Clinton: Romney Welfare Ad 'Not True'

Updated: August 8, 2012 | 8:06 a.m.
August 8, 2012 | 6:53 a.m.

Barack Obama and Bill Clinton

Bill Clinton is pushing back against the Romney campaign for using him in an ad attacking President Obama, calling the Romney campaign’s welfare reform claims “not true.”

The Romney campaign on Tuesday released an ad claiming that the Obama administration had weakened work requirements for welfare recipients, citing Clinton’s work with Congressional Republicans in the 1990s. Later that day, however, Clinton rebutted Romney’s assertions and defended the administration’s waiver policy for states.

“The recently announced waiver policy was originally requested by the Republican governors of Utah and Nevada to achieve more flexibility in designing programs more likely to work in this challenging environment,” Clinton said in a statement. “The Administration has taken important steps to ensure that the work requirement is retained and that waivers will be granted only if a state can demonstrate that more people will be moved into work under its new approach. The welfare time limits, another important feature of the 1996 act, will not be waived.”

Clinton also hit Romney on his support of the waivers as governor of Massachusetts, criticizing the volatile nature of campaign ads.

“The Romney ad is especially disappointing because, as governor of Massachusetts, he requested changes in the welfare reform laws that could have eliminated time limits altogether,” the statement said. “We need a bipartisan consensus to continue to help people move from welfare to work even during these hard times, not more misleading campaign ads.”

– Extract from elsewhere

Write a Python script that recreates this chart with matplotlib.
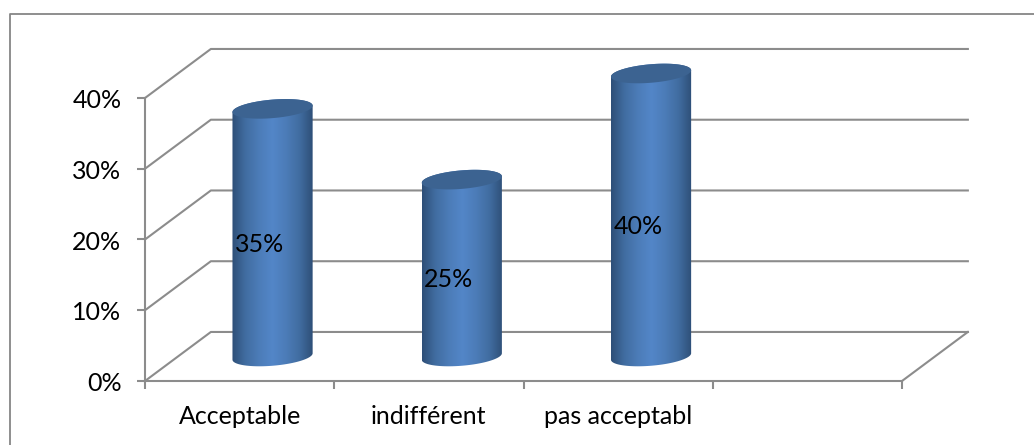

The Romney campaign, however, is not backing down from its attacks.

“President Obama was a vocal opponent of the innovative, bipartisan welfare reforms that President Clinton and a Republican Congress passed in 1996," campaign spokesman Ryan Williams said in a statement. "His administration has now undermined the central premise of those reforms by gutting the welfare-to-work requirement. Unlike President Obama, Mitt Romney has a record of fighting to strengthen work requirements. As president, he will ensure that nearly sixteen years of progress aren't erased with one stroke of a pen.”

On Wednesday, the campaign also released an online video, “The Rise and Fall of Welfare Reform,” using old speeches by Democrats like Clinton and Sens. John Kerry, D-Mass., and Carl Levin, D-Mich., promoting welfare reform. At the end of the video, the text says that Obama is “taking the work out of welfare.”

Calling the attacks, “dubious,” the Obama campaign released its own Web video, saying Romney is “flexible on welfare and the truth.”

“By falsely attacking a policy that both he and his Republican allies have supported for years, Romney is demonstrating that he lacks the core strength and principles the nation needs in a President,” the campaign said in a statement.

On the day the Romney ad came out, PolitiFact gave the ad a "Pants on Fire" rating, calling it a "drastic distortion." They write: "The ad's claim is not accurate, and it inflames old resentments about able-bodied adults sitting around collecting public assistance."